Last night, the Indian Trade Minister Anand Sharma was holed up for hours with the Director General (DG) of the WTO Roberto Azevedo, the Indonesian Trade Minister Gita Wirjawan and USTR Michael Froman. The minister was asked several times to compromise on language on the public food stockholdings. Each time, it is rumored, Minister Sharma came back with a firm “no” because each proposal set onerous and unfair restrictions towards a permanent solution which India seeks. The “no” came from Prime Minister Manmohan Singh who has unanimous backing from his cabinet that India’s Food Security Act cannot be compromised. The last meeting between the DG and Ambassador Froman terminated at 5am this morning. The USTR has also refused to budge on this issue, essentially demanding that nothing should limit exports (hence profits) of U.S. agribusiness.

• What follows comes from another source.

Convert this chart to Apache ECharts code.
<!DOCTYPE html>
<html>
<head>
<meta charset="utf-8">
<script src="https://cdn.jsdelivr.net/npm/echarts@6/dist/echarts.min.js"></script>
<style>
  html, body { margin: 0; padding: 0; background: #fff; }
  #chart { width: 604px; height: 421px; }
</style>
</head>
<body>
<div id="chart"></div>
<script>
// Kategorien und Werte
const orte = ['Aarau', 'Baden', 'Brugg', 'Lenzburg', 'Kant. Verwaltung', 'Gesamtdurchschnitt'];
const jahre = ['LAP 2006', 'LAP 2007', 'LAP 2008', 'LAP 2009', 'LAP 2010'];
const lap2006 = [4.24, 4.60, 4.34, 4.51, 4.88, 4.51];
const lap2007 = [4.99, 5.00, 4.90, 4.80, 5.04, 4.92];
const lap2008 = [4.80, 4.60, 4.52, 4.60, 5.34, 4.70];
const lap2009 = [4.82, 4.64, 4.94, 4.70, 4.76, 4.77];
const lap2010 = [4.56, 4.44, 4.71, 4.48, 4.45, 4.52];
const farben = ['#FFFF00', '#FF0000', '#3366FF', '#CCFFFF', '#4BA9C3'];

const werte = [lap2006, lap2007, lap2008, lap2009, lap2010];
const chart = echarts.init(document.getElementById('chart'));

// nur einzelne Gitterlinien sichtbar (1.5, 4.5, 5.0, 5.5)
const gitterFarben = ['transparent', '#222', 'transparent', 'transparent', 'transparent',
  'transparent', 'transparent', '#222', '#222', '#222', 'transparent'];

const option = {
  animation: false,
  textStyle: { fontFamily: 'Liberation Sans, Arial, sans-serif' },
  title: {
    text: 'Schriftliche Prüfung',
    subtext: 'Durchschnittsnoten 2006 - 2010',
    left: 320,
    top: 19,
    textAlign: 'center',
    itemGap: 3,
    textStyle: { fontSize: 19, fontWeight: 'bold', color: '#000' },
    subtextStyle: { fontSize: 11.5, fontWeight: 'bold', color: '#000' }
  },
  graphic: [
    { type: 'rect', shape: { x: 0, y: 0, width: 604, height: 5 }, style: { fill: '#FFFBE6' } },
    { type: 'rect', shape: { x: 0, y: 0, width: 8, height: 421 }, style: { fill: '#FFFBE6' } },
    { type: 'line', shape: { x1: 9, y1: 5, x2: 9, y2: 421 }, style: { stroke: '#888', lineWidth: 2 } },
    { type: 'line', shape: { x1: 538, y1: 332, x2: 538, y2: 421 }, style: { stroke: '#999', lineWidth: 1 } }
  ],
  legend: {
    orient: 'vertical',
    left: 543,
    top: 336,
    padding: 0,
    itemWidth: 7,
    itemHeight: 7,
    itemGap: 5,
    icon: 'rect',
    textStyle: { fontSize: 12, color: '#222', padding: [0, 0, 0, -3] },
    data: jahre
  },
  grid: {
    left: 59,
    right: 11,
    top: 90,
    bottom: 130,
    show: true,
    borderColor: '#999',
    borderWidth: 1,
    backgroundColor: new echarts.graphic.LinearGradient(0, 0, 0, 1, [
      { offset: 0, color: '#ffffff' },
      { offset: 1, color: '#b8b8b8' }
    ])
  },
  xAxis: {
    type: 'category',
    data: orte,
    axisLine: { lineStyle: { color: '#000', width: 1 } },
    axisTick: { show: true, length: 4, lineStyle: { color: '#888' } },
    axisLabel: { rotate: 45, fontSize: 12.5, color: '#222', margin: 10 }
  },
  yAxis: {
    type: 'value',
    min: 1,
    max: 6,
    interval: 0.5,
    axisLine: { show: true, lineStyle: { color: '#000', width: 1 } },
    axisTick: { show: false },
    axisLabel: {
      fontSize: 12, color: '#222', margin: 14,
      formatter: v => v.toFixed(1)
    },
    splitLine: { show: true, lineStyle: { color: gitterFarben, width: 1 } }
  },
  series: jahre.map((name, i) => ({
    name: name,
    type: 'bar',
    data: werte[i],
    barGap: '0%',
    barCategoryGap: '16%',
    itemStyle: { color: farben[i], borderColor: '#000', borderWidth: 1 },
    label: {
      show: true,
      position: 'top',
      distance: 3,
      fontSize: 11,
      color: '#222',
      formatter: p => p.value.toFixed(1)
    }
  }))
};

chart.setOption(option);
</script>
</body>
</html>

This morning has been a flurry of rumors about what will happen. Indonesia’s young trade minister is a possible presidential candidate and is eager to have a “package” at Bali; the irony is that Indonesia has abandoned its own proposal while its own Bulog program for rice procurement could in principle stand to be challenged under existing WTO rules if it was proven that Indonesia has not used “market prices” for its support. Indonesia chairs the G-33 which has tabled the proposal on exemptions from challenges to public food stockholding programs in developing countries. In Bali, Indonesia has done little to further the cause. The fact is that several developing countries around the world use food procurement programs for addressing hunger in their countries. Many, like Brazil, have simply manipulated the notifications of these programs to the WTO afraid of being challenged. Other countries in Africa, Latin America and Asia that could benefit from such programs in the future could be restricted from enacting such programs unless the WTO and the governments negotiating here wake up to the fact that trade is a small component of food security. Global trade turned out to be a highly unreliable way to ensure food security in 2007-08 when food grain prices sky-rocketed and food riots broke out in over 30 countries.

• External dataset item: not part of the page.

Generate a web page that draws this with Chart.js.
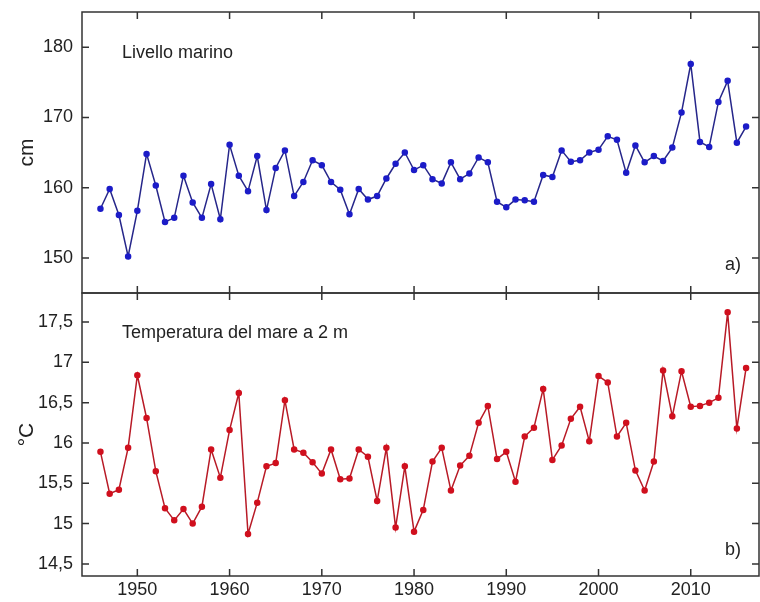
<!DOCTYPE html>
<html>
<head>
<meta charset="utf-8">
<script src="https://cdn.jsdelivr.net/npm/chart.js@4.4.1/dist/chart.umd.min.js"></script>
<style>
  body { margin: 0; background: #fff; }
  #wrap { position: relative; width: 760px; height: 602px; }
  #topBox { position: absolute; left: 0; top: 0; width: 760px; height: 296px; }
  #botBox { position: absolute; left: 0; top: 290px; width: 760px; height: 312px; }
</style>
</head>
<body>
<div id="wrap">
  <div id="topBox"><canvas id="seaChart"></canvas></div>
  <div id="botBox"><canvas id="tempChart"></canvas></div>
</div>
<script>
const years = [1946, 1947, 1948, 1949, 1950, 1951, 1952, 1953, 1954, 1955,
    1956, 1957, 1958, 1959, 1960, 1961, 1962, 1963, 1964, 1965,
    1966, 1967, 1968, 1969, 1970, 1971, 1972, 1973, 1974, 1975,
    1976, 1977, 1978, 1979, 1980, 1981, 1982, 1983, 1984, 1985,
    1986, 1987, 1988, 1989, 1990, 1991, 1992, 1993, 1994, 1995,
    1996, 1997, 1998, 1999, 2000, 2001, 2002, 2003, 2004, 2005,
    2006, 2007, 2008, 2009, 2010, 2011, 2012, 2013, 2014, 2015, 2016];

// livello marino (cm)
const seaLevel = [157.0, 159.8, 156.1, 150.2, 156.7, 164.8, 160.3, 155.1, 155.7, 161.7,
    157.9, 155.7, 160.5, 155.5, 166.1, 161.7, 159.5, 164.5, 156.8, 162.8,
    165.3, 158.8, 160.8, 163.9, 163.2, 160.8, 159.7, 156.2, 159.8, 158.3,
    158.8, 161.3, 163.4, 165.0, 162.5, 163.2, 161.2, 160.6, 163.6, 161.2,
    162.0, 164.3, 163.6, 158.0, 157.2, 158.3, 158.2, 158.0, 161.8, 161.5,
    165.3, 163.7, 163.9, 165.0, 165.4, 167.3, 166.8, 162.1, 166.0, 163.6,
    164.5, 163.8, 165.7, 170.7, 177.6, 166.5, 165.8, 172.2, 175.2, 166.4, 168.7];

// temperatura del mare a 2 m (°C)
const seaTemp = [15.89, 15.37, 15.42, 15.94, 16.84, 16.31, 15.65, 15.19, 15.04, 15.18,
    15.00, 15.21, 15.92, 15.57, 16.16, 16.62, 14.87, 15.26, 15.71, 15.75,
    16.53, 15.92, 15.88, 15.76, 15.62, 15.92, 15.55, 15.56, 15.92, 15.83,
    15.28, 15.94, 14.95, 15.71, 14.90, 15.17, 15.77, 15.94, 15.41, 15.72,
    15.84, 16.25, 16.46, 15.80, 15.89, 15.52, 16.08, 16.19, 16.67, 15.79,
    15.97, 16.30, 16.45, 16.02, 16.83, 16.75, 16.08, 16.25, 15.66, 15.41,
    15.77, 16.90, 16.33, 16.89, 16.45, 16.46, 16.50, 16.56, 17.62, 16.18, 16.93];

const yearTicks = [1950, 1960, 1970, 1980, 1990, 2000, 2010];
const seaTicks = [150, 160, 170, 180];
const tempTicks = [14.5, 15, 15.5, 16, 16.5, 17, 17.5];

const FONT = "'Liberation Sans', Arial, sans-serif";
const INK = '#222';

// inward ticks + frame around the plot area
function framePlugin(yTickValues) {
    return {
        id: 'frame',
        afterDraw(chart) {
            const { ctx, chartArea: a, scales } = chart;
            const len = 7;
            ctx.save();
            ctx.strokeStyle = '#333';
            ctx.lineWidth = 1.5;
            ctx.strokeRect(a.left, a.top, a.right - a.left, a.bottom - a.top);
            ctx.beginPath();
            yearTicks.forEach(v => {
                const px = scales.x.getPixelForValue(v);
                ctx.moveTo(px, a.top); ctx.lineTo(px, a.top + len);
                ctx.moveTo(px, a.bottom); ctx.lineTo(px, a.bottom - len);
            });
            yTickValues.forEach(v => {
                const py = scales.y.getPixelForValue(v);
                ctx.moveTo(a.left, py); ctx.lineTo(a.left + len, py);
                ctx.moveTo(a.right, py); ctx.lineTo(a.right - len, py);
            });
            ctx.stroke();
            ctx.restore();
        }
    };
}

function labelPlugin(title, titleDy, tag, tagDy) {
    return {
        id: 'panelLabels',
        afterDraw(chart) {
            const { ctx, chartArea: a } = chart;
            ctx.save();
            ctx.fillStyle = INK;
            ctx.font = '18px ' + FONT;
            ctx.textBaseline = 'middle';
            ctx.textAlign = 'left';
            ctx.fillText(title, a.left + 40, a.top + titleDy);
            ctx.textAlign = 'center';
            ctx.fillText(tag, a.right - 26, a.bottom - tagDy);
            ctx.restore();
        }
    };
}

function buildChart(canvasId, values, color, lineColor, yMin, yMax, yTicks, yTitle, showX, padding, plugins) {
    return new Chart(document.getElementById(canvasId), {
        type: 'line',
        data: {
            datasets: [{
                data: years.map((yr, i) => ({ x: yr, y: values[i] })),
                borderColor: lineColor,
                backgroundColor: color,
                pointBackgroundColor: color,
                pointBorderColor: color,
                borderWidth: 1.5,
                pointRadius: 2.5,
                tension: 0
            }]
        },
        options: {
            responsive: true,
            maintainAspectRatio: false,
            animation: false,
            layout: { padding: padding, autoPadding: false },
            plugins: { legend: { display: false }, tooltip: { enabled: false } },
            scales: {
                x: {
                    type: 'linear',
                    min: 1944,
                    max: 2017.4,
                    display: showX,
                    afterBuildTicks: s => { s.ticks = yearTicks.map(v => ({ value: v })); },
                    afterFit: s => {
                        s.height = showX ? 26 : 0;
                        s.paddingLeft = 0; s.paddingRight = 0;
                    },
                    grid: { display: false, drawTicks: false },
                    border: { display: false },
                    ticks: {
                        color: INK, padding: 3, maxRotation: 0,
                        font: { family: FONT, size: 18 },
                        callback: v => String(v)
                    }
                },
                y: {
                    min: yMin,
                    max: yMax,
                    afterBuildTicks: s => { s.ticks = yTicks.map(v => ({ value: v })); },
                    afterFit: s => {
                        s.width = 82;
                        s.paddingTop = 0; s.paddingBottom = 0;
                    },
                    grid: { display: false, drawTicks: false },
                    border: { display: false },
                    ticks: {
                        color: INK, padding: 9,
                        font: { family: FONT, size: 18 },
                        callback: v => String(v).replace('.', ',')
                    },
                    title: {
                        display: true, text: yTitle, color: INK,
                        font: { family: FONT, size: 21 },
                        padding: { top: 15, bottom: 0 }
                    }
                }
            }
        },
        plugins: plugins
    });
}

buildChart('seaChart', seaLevel, '#1c1cc8', '#26268a', 145, 185, seaTicks, 'cm', false,
    { top: 12, right: 1, bottom: 3, left: 0 },
    [framePlugin(seaTicks), labelPlugin('Livello marino', 41, 'a)', 28)]);

buildChart('tempChart', seaTemp, '#d0101e', '#b81a26', 14.35, 17.86, tempTicks, '°C', true,
    { top: 3, right: 1, bottom: 0, left: 0 },
    [framePlugin(tempTicks), labelPlugin('Temperatura del mare a 2 m', 40, 'b)', 26)]);
</script>
</body>
</html>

Contrary to media reports, India has not fought this fight alone behind closed doors. Several countries including Nepal, Egypt, Kenya, Bolivia, Cuba, Venezuela, Uganda, Rwanda, South Africa and Namibia (to name a few) have either expressed support or made statements in support of a permanent solution to this problem at the WTO. For instance, one African country said in a closed meeting, “Food security and agriculture linkages need to be underpinned in this agreement. The food security proposals underpin the social and economic fabric of our and other African economies.”

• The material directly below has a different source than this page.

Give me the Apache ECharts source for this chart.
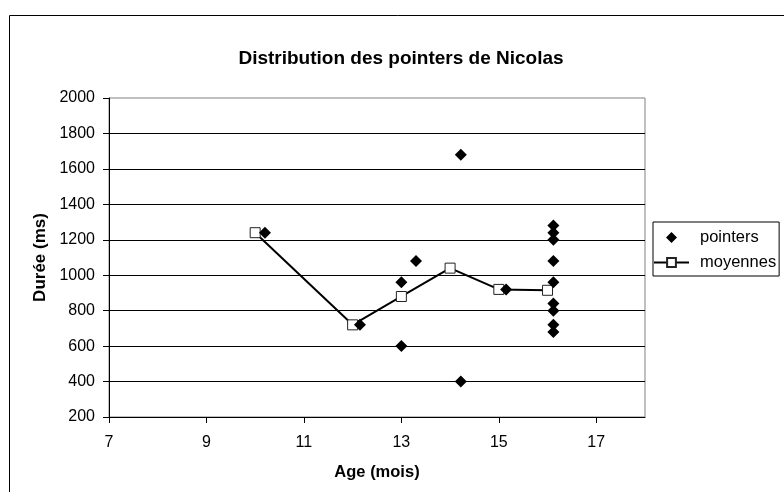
<!DOCTYPE html>
<html>
<head>
<meta charset="utf-8">
<script src="https://cdn.jsdelivr.net/npm/echarts@6/dist/echarts.min.js"></script>
<style>
  html, body { margin: 0; padding: 0; background: #fff; }
  #chart { width: 784px; height: 492px; }
</style>
</head>
<body>
<div id="chart"></div>
<script>
// Individual pointing durations: [age in months, duration in ms]
const pointerAges = [10.2, 12.15, 13.0, 13.0, 13.3, 14.22, 14.22, 15.15,
  16.12, 16.12, 16.12, 16.12, 16.12, 16.12, 16.12, 16.12, 16.12];
const pointerDurations = [1240, 720, 960, 600, 1080, 1680, 400, 920,
  1280, 1240, 1200, 1080, 960, 840, 800, 720, 680];

// Monthly averages
const meanAges = [10, 12, 13, 14, 15, 16];
const meanDurations = [1240, 720, 880, 1040, 920, 915];

const xMin = 7, xMax = 18, xStep = 2;
const yMin = 200, yMax = 2000, yStep = 200;

const font = 'Liberation Sans, Arial, sans-serif';

const pointerData = pointerAges.map((a, i) => [a, pointerDurations[i]]);
const meanData = meanAges.map((a, i) => [a, meanDurations[i]]);

const chart = echarts.init(document.getElementById('chart'), null, { renderer: 'canvas' });

chart.setOption({
  animation: false,
  backgroundColor: '#ffffff',
  title: {
    text: 'Distribution des pointers de Nicolas',
    left: 401,
    textAlign: 'center',
    top: 49,
    padding: 0,
    textStyle: { fontFamily: font, fontSize: 19, fontWeight: 'bold', color: '#000' }
  },
  graphic: [{
    type: 'rect',
    shape: { x: 9.5, y: 15.5, width: 800, height: 500 },
    style: { fill: 'none', stroke: '#000', lineWidth: 1 },
    silent: true
  }],
  grid: {
    left: 109, right: 139, top: 98, bottom: 75,
    show: true, borderColor: '#808080', borderWidth: 1, backgroundColor: 'transparent'
  },
  legend: {
    orient: 'vertical',
    left: 653, top: 222,
    padding: [6, 3, 4, 0],
    itemGap: 6,
    itemWidth: 35, itemHeight: 11,
    symbolKeepAspect: true,
    borderColor: '#000', borderWidth: 1, borderRadius: 0,
    textStyle: { fontFamily: font, fontSize: 16.5, color: '#000', lineHeight: 19, padding: [0, 0, 0, 6] },
    data: [
      { name: 'pointers', icon: 'path://M0,-1L1,0L0,1L-1,0Z', itemStyle: { color: '#000', opacity: 1 } },
      { name: 'moyennes' }
    ]
  },
  xAxis: {
    type: 'value',
    min: xMin, max: xMax, interval: xStep,
    name: 'Age (mois)',
    nameLocation: 'middle',
    nameGap: 47,
    nameTextStyle: { fontFamily: font, fontSize: 16.5, fontWeight: 'bold', color: '#000' },
    axisLine: { onZero: false, lineStyle: { color: '#000', width: 1 } },
    axisTick: { show: true, length: 6, lineStyle: { color: '#000' } },
    axisLabel: { fontFamily: font, fontSize: 16, color: '#000', margin: 18, showMaxLabel: false },
    splitLine: { show: false }
  },
  yAxis: {
    type: 'value',
    min: yMin, max: yMax, interval: yStep,
    name: 'Durée (ms)',
    nameLocation: 'middle',
    nameGap: 60,
    nameRotate: 90,
    nameTextStyle: { fontFamily: font, fontSize: 17, fontWeight: 'bold', color: '#000' },
    axisLine: { onZero: false, lineStyle: { color: '#000', width: 1 } },
    axisTick: { show: true, length: 6, lineStyle: { color: '#000' } },
    axisLabel: { fontFamily: font, fontSize: 16, color: '#000', margin: 14, formatter: v => String(v) },
    splitLine: { show: true, showMaxLine: false, showMinLine: false, lineStyle: { color: '#000', width: 1 } }
  },
  series: [
    {
      name: 'pointers',
      type: 'scatter',
      z: 3,
      symbol: 'diamond',
      symbolSize: 12,
      itemStyle: { color: '#000', opacity: 1 },
      data: pointerData
    },
    {
      name: 'moyennes',
      type: 'line',
      z: 2,
      symbol: 'rect',
      symbolSize: 10,
      showAllSymbol: true,
      lineStyle: { color: '#000', width: 2 },
      itemStyle: { color: '#fff', borderColor: '#222', borderWidth: 1 },
      data: meanData
    }
  ]
});
</script>
</body>
</html>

As the crowd thins here for lunch, it is still unclear whether negotiations will continue on into the night/ Several rumors are circulating that a compromise may have been reached: one that allows the U.S. to claim that it placed restrictions on such programs through a “Peace Clause” with certain conditionalities and a time period that would prevent any challenges to such programs; and one that sets up a negotiating track for a permanent solution to allowing such food security programs to continue without challenges at the WTO. There was an earlier rumor that the U.S. would only accept a permanent solution if “no new food security programs” could be enacted that exceed subsidy limits currently prescribed at the WTO.
If the WTO heeds this conditionality, it will only further reinforce the viewpoint that the WTO is incapable of handling the major challenges of the 21st century—the central ones being food security in the era of climate change and high and volatile food prices.